Word for word, restate every line of the material.

====

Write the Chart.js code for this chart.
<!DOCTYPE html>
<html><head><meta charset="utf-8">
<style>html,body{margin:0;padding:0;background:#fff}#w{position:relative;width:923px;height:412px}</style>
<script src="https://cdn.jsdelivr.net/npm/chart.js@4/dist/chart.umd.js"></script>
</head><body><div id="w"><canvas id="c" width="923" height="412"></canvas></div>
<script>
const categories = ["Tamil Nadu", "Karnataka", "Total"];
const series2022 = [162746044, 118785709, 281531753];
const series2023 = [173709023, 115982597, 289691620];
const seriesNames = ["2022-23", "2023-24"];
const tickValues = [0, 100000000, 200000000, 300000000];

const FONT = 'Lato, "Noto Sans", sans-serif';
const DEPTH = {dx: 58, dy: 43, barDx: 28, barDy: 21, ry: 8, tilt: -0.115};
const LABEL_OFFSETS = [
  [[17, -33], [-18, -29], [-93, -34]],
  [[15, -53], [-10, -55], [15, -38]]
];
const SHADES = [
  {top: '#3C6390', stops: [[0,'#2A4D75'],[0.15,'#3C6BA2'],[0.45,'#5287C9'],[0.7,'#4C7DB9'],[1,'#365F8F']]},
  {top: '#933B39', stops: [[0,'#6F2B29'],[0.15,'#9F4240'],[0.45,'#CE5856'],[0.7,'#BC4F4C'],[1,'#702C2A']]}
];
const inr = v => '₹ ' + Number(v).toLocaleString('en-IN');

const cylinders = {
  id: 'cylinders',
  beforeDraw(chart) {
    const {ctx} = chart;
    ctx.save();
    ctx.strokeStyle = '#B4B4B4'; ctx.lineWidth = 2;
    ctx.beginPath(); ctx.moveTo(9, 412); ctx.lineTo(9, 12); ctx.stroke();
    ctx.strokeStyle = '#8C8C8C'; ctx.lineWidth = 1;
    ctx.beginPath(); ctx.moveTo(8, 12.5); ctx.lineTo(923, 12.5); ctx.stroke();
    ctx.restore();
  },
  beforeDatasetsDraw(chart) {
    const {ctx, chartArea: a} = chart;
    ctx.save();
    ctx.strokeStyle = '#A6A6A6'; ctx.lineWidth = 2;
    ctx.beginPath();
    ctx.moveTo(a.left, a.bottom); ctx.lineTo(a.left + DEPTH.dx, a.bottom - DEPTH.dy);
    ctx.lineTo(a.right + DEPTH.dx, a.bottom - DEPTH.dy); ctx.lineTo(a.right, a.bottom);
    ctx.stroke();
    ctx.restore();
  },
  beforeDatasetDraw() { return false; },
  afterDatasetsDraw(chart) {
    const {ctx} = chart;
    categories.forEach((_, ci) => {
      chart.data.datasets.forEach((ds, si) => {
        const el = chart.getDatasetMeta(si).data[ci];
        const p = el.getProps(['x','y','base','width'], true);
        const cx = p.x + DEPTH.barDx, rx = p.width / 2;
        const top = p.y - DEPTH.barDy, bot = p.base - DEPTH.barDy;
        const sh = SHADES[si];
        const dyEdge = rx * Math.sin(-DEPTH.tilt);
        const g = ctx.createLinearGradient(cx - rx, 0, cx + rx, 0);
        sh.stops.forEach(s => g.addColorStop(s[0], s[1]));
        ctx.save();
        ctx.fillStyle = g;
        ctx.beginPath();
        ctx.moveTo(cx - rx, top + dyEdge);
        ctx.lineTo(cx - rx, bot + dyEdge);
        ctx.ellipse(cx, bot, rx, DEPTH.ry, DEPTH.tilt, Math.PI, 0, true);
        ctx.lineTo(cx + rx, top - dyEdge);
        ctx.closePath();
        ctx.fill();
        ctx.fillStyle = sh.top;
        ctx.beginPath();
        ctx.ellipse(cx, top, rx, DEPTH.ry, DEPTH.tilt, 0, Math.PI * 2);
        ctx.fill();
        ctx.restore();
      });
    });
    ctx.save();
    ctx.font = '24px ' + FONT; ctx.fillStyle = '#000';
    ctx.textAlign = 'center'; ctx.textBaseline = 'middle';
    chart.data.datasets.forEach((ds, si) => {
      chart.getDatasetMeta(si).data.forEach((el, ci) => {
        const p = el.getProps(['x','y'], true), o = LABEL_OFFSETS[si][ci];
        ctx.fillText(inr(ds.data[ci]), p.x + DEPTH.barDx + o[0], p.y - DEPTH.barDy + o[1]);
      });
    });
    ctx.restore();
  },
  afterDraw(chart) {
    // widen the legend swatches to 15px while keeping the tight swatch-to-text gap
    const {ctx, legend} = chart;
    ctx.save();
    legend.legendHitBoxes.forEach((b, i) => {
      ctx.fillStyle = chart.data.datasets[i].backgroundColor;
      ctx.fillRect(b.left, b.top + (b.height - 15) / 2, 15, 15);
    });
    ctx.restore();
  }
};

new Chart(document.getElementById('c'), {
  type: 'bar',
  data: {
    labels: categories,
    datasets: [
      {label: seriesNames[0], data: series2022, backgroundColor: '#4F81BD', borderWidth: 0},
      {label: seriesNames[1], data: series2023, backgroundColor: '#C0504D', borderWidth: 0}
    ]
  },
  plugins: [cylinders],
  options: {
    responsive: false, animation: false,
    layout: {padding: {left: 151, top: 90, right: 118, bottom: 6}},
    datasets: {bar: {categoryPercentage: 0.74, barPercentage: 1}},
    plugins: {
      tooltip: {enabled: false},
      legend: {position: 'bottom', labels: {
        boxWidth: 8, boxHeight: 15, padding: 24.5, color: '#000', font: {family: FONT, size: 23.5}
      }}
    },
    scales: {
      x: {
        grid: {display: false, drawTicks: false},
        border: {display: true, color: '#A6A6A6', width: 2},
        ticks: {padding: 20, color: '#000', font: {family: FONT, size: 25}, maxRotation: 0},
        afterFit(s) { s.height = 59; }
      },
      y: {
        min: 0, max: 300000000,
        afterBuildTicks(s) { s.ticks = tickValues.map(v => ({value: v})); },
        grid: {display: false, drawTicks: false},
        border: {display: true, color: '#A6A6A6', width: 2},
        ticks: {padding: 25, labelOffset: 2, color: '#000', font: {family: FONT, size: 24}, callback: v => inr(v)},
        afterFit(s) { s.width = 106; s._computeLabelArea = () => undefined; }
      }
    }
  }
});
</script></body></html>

====

▸ Completed exercise
Write the Chart.js code for this chart.
<!DOCTYPE html>
<html><head><meta charset="utf-8">
<style>html,body{margin:0;padding:0;background:#fff}#w{position:relative;width:923px;height:412px}</style>
<script src="https://cdn.jsdelivr.net/npm/chart.js@4/dist/chart.umd.js"></script>
</head><body><div id="w"><canvas id="c" width="923" height="412"></canvas></div>
<script>
const categories = ["Tamil Nadu", "Karnataka", "Total"];
const series2022 = [162746044, 118785709, 281531753];
const series2023 = [173709023, 115982597, 289691620];
const seriesNames = ["2022-23", "2023-24"];
const tickValues = [0, 100000000, 200000000, 300000000];

const FONT = 'Lato, "Noto Sans", sans-serif';
const DEPTH = {dx: 58, dy: 43, barDx: 28, barDy: 21, ry: 8, tilt: -0.115};
const LABEL_OFFSETS = [
  [[17, -33], [-18, -29], [-93, -34]],
  [[15, -53], [-10, -55], [15, -38]]
];
const SHADES = [
  {top: '#3C6390', stops: [[0,'#2A4D75'],[0.15,'#3C6BA2'],[0.45,'#5287C9'],[0.7,'#4C7DB9'],[1,'#365F8F']]},
  {top: '#933B39', stops: [[0,'#6F2B29'],[0.15,'#9F4240'],[0.45,'#CE5856'],[0.7,'#BC4F4C'],[1,'#702C2A']]}
];
const inr = v => '₹ ' + Number(v).toLocaleString('en-IN');

const cylinders = {
  id: 'cylinders',
  beforeDraw(chart) {
    const {ctx} = chart;
    ctx.save();
    ctx.strokeStyle = '#B4B4B4'; ctx.lineWidth = 2;
    ctx.beginPath(); ctx.moveTo(9, 412); ctx.lineTo(9, 12); ctx.stroke();
    ctx.strokeStyle = '#8C8C8C'; ctx.lineWidth = 1;
    ctx.beginPath(); ctx.moveTo(8, 12.5); ctx.lineTo(923, 12.5); ctx.stroke();
    ctx.restore();
  },
  beforeDatasetsDraw(chart) {
    const {ctx, chartArea: a} = chart;
    ctx.save();
    ctx.strokeStyle = '#A6A6A6'; ctx.lineWidth = 2;
    ctx.beginPath();
    ctx.moveTo(a.left, a.bottom); ctx.lineTo(a.left + DEPTH.dx, a.bottom - DEPTH.dy);
    ctx.lineTo(a.right + DEPTH.dx, a.bottom - DEPTH.dy); ctx.lineTo(a.right, a.bottom);
    ctx.stroke();
    ctx.restore();
  },
  beforeDatasetDraw() { return false; },
  afterDatasetsDraw(chart) {
    const {ctx} = chart;
    categories.forEach((_, ci) => {
      chart.data.datasets.forEach((ds, si) => {
        const el = chart.getDatasetMeta(si).data[ci];
        const p = el.getProps(['x','y','base','width'], true);
        const cx = p.x + DEPTH.barDx, rx = p.width / 2;
        const top = p.y - DEPTH.barDy, bot = p.base - DEPTH.barDy;
        const sh = SHADES[si];
        const dyEdge = rx * Math.sin(-DEPTH.tilt);
        const g = ctx.createLinearGradient(cx - rx, 0, cx + rx, 0);
        sh.stops.forEach(s => g.addColorStop(s[0], s[1]));
        ctx.save();
        ctx.fillStyle = g;
        ctx.beginPath();
        ctx.moveTo(cx - rx, top + dyEdge);
        ctx.lineTo(cx - rx, bot + dyEdge);
        ctx.ellipse(cx, bot, rx, DEPTH.ry, DEPTH.tilt, Math.PI, 0, true);
        ctx.lineTo(cx + rx, top - dyEdge);
        ctx.closePath();
        ctx.fill();
        ctx.fillStyle = sh.top;
        ctx.beginPath();
        ctx.ellipse(cx, top, rx, DEPTH.ry, DEPTH.tilt, 0, Math.PI * 2);
        ctx.fill();
        ctx.restore();
      });
    });
    ctx.save();
    ctx.font = '24px ' + FONT; ctx.fillStyle = '#000';
    ctx.textAlign = 'center'; ctx.textBaseline = 'middle';
    chart.data.datasets.forEach((ds, si) => {
      chart.getDatasetMeta(si).data.forEach((el, ci) => {
        const p = el.getProps(['x','y'], true), o = LABEL_OFFSETS[si][ci];
        ctx.fillText(inr(ds.data[ci]), p.x + DEPTH.barDx + o[0], p.y - DEPTH.barDy + o[1]);
      });
    });
    ctx.restore();
  },
  afterDraw(chart) {
    // widen the legend swatches to 15px while keeping the tight swatch-to-text gap
    const {ctx, legend} = chart;
    ctx.save();
    legend.legendHitBoxes.forEach((b, i) => {
      ctx.fillStyle = chart.data.datasets[i].backgroundColor;
      ctx.fillRect(b.left, b.top + (b.height - 15) / 2, 15, 15);
    });
    ctx.restore();
  }
};

new Chart(document.getElementById('c'), {
  type: 'bar',
  data: {
    labels: categories,
    datasets: [
      {label: seriesNames[0], data: series2022, backgroundColor: '#4F81BD', borderWidth: 0},
      {label: seriesNames[1], data: series2023, backgroundColor: '#C0504D', borderWidth: 0}
    ]
  },
  plugins: [cylinders],
  options: {
    responsive: false, animation: false,
    layout: {padding: {left: 151, top: 90, right: 118, bottom: 6}},
    datasets: {bar: {categoryPercentage: 0.74, barPercentage: 1}},
    plugins: {
      tooltip: {enabled: false},
      legend: {position: 'bottom', labels: {
        boxWidth: 8, boxHeight: 15, padding: 24.5, color: '#000', font: {family: FONT, size: 23.5}
      }}
    },
    scales: {
      x: {
        grid: {display: false, drawTicks: false},
        border: {display: true, color: '#A6A6A6', width: 2},
        ticks: {padding: 20, color: '#000', font: {family: FONT, size: 25}, maxRotation: 0},
        afterFit(s) { s.height = 59; }
      },
      y: {
        min: 0, max: 300000000,
        afterBuildTicks(s) { s.ticks = tickValues.map(v => ({value: v})); },
        grid: {display: false, drawTicks: false},
        border: {display: true, color: '#A6A6A6', width: 2},
        ticks: {padding: 25, labelOffset: 2, color: '#000', font: {family: FONT, size: 24}, callback: v => inr(v)},
        afterFit(s) { s.width = 106; s._computeLabelArea = () => undefined; }
      }
    }
  }
});
</script></body></html>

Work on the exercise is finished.